The Daughters of Charity was established in 1633 by St. Vincent de Paul and St. Louise de Marillac in Paris, France. It was established with the intent of engaging women from respectable households into doing charity work for orphans and poor people with a message of Christ. Back then, this broke away from the way social work was usually done and made the process much more effective. Upon its inception, the society was extremely well received and grew in size throughout France. Within the next century the Daughters of Charity had become a household name in the missionary social work sphere of France and had also sprouted its roots in other European countries.

However, with the onset of the French revolution the Daughters of Charity faced heavy persecution as their work was considered to be conversionist in nature and they also did not agree to take the revolutionary oath as it would mean taking their oath away from Christ.

However, once the revolutionary forces fizzled out from power the society was reformed in the 19th century and it is during this century that they spread themselves at a global scale.
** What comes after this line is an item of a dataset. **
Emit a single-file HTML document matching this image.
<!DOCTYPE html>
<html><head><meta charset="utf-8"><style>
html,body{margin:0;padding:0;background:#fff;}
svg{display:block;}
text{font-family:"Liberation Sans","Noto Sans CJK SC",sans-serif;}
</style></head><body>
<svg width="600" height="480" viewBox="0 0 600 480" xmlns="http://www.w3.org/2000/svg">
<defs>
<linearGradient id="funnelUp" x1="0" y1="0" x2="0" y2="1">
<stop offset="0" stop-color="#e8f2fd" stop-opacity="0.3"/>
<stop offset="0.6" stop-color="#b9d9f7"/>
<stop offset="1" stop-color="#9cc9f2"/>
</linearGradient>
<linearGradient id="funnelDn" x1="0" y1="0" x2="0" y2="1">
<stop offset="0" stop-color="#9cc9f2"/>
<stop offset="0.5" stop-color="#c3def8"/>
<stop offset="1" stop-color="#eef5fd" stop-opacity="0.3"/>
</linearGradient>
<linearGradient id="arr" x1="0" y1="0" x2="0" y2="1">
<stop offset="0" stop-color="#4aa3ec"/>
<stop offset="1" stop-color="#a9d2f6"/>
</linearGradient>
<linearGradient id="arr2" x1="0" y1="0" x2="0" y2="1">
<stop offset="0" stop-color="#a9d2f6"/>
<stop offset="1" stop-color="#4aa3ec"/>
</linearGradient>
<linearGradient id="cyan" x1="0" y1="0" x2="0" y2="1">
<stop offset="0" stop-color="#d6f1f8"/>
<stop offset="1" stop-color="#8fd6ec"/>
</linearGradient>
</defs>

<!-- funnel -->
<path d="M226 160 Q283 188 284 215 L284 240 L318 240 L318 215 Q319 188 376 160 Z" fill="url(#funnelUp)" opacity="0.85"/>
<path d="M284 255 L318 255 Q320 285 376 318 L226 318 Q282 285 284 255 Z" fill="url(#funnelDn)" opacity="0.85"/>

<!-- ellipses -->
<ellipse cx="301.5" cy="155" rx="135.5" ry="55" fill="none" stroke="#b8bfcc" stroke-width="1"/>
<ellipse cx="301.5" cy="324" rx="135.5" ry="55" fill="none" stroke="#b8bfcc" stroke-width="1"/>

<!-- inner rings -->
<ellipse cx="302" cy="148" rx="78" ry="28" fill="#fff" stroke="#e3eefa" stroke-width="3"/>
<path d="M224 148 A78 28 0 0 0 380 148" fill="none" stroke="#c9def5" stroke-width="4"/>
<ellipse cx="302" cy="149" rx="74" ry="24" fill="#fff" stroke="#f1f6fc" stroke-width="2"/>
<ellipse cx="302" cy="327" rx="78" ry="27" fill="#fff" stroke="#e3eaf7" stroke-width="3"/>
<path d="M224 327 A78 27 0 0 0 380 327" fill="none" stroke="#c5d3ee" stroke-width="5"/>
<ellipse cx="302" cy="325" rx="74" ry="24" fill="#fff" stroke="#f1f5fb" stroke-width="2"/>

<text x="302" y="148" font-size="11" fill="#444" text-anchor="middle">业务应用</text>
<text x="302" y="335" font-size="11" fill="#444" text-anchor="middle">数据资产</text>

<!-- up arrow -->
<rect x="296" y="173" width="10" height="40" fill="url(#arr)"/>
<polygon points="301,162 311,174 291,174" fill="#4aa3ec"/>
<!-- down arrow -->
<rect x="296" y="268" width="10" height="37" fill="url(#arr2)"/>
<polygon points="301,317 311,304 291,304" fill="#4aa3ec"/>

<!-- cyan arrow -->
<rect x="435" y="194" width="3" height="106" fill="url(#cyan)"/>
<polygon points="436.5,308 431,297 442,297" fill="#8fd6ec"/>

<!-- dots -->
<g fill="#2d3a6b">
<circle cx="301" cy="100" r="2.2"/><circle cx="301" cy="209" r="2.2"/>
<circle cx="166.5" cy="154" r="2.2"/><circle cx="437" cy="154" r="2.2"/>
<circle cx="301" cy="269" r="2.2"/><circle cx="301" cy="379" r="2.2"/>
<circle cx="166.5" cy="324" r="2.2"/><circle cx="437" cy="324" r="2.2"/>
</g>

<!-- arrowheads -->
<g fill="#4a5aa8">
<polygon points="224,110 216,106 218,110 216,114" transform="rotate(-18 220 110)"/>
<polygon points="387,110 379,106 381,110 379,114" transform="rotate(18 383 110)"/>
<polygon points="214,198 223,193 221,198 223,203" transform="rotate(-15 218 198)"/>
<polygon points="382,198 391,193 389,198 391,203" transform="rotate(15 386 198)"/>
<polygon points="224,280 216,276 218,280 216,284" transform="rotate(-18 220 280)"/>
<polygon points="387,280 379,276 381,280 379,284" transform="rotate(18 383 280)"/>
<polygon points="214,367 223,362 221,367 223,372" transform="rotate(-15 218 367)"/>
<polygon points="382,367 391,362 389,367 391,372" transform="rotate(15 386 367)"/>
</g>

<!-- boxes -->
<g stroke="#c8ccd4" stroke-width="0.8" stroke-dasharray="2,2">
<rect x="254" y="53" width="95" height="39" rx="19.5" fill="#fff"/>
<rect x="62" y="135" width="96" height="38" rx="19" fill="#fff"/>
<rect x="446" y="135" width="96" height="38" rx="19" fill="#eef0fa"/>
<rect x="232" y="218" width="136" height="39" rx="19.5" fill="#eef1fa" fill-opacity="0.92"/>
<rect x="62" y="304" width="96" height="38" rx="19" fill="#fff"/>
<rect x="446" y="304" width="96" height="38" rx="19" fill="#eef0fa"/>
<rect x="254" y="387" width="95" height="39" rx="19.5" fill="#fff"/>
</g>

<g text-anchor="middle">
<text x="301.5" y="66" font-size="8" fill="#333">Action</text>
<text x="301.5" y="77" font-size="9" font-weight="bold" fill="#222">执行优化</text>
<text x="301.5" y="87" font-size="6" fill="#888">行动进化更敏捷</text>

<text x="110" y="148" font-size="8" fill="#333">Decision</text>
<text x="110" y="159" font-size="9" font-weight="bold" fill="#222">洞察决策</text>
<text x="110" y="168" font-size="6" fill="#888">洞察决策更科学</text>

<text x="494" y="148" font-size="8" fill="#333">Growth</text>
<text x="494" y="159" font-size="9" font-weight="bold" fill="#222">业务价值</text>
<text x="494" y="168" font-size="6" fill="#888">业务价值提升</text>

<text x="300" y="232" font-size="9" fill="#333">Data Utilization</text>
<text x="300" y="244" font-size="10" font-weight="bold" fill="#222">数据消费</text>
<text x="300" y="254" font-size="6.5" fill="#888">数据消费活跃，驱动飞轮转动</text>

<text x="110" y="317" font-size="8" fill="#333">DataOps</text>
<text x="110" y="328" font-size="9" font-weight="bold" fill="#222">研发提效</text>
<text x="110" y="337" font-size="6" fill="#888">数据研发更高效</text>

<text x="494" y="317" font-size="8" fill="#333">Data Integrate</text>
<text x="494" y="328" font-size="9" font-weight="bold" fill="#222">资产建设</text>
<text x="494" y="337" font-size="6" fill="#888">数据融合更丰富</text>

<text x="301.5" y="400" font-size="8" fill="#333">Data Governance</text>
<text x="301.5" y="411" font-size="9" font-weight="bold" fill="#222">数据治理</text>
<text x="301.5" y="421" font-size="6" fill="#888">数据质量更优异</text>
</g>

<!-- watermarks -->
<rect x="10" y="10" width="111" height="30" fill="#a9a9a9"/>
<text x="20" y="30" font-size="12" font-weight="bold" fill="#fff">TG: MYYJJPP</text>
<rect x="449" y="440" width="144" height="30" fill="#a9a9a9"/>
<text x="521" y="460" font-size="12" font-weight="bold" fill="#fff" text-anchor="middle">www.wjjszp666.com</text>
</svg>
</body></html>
England, Scotland, and Ireland were one of the first few countries where a motherhouse for the Daughters of Charity was opened. Within the turn of the century there existed 46, 13, and 8 houses in England, Ireland, and Scotland, respectively, and the number of functioning sisters who had taken the Vincentian vow numbered to 407, 134, 62, respectively. The message which was carried forward by the Daughters of Charity was a very simple one, help the ones in need in the name of Christ, and this message resonated 

across these predominantly Christian countries and thereby the society were able to find themselves being able to easily spread throughout these regions. In these three countries alone, they built almost 25 orphanages and elementary schools, and various hospitals, homes for women, and other social work-related establishments. During the 19th century the Daughters of Charity also spread to countries such as Australia, Hungary, Austria, Israel, Portugal, Turkey, etc. The central motherhouse would remain in Paris, and each of the countries would also have a motherhouse which would be connected to the central one, and this served as a chain of command for this now worldwide organization.
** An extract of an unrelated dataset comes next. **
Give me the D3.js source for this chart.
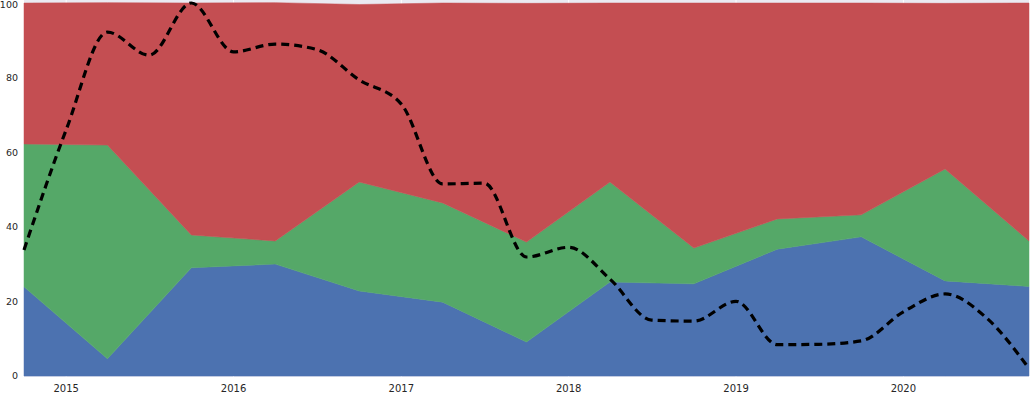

United States And The Sisters Of Charity

The entry of the Daughters of Charity into the United States was quite different from the other European countries. Elizabeth Ann Seton, a converted Catholic and widow helped set up the first ever voluntary Catholic organization in the United States under the Vincentian tradition. But although they followed the same orders and roles, the political condition of 19th century United States did not allow them to share the title of the French organization. As a result, in 1809 she took upon the moniker of Sisters of Charity and asked the archdiocese to provide her with the rules set by St. Vincent de Paul and St. Louise de Marillac and was provided so. So, although named differently, the Sisters of Charity became the official wing of the Daughters of Charity in the United States. However, there were quite a few differences between the working nature of the Sisters of Charity and the Daughters of Charity so soon enough, although being part of the Vincentian order, the Sisters of Charity were established as an independent Catholic organization with its motherhouse situated in New York.

Over the course of time, the Daughters of Charity have helped provide education and shelter to orphaned children, worked for the betterment of the condition of slums, organized community hospitals, built schools and also provided guidance to women. Currently the group functions in about 95 countries all over the world, with an approximate 18,000 sisters who have taken the Vincentian vow. Of recent, the Daughters of Charity have engaged into activities such as providing assistance to refugees, running community hospitals for HIV/AIDS victims, and also towards building a safer society in general. With time the Daughters of Charity are bound to grow both in terms of number and geography, and thereby engage more women into charity work in the name of Christ.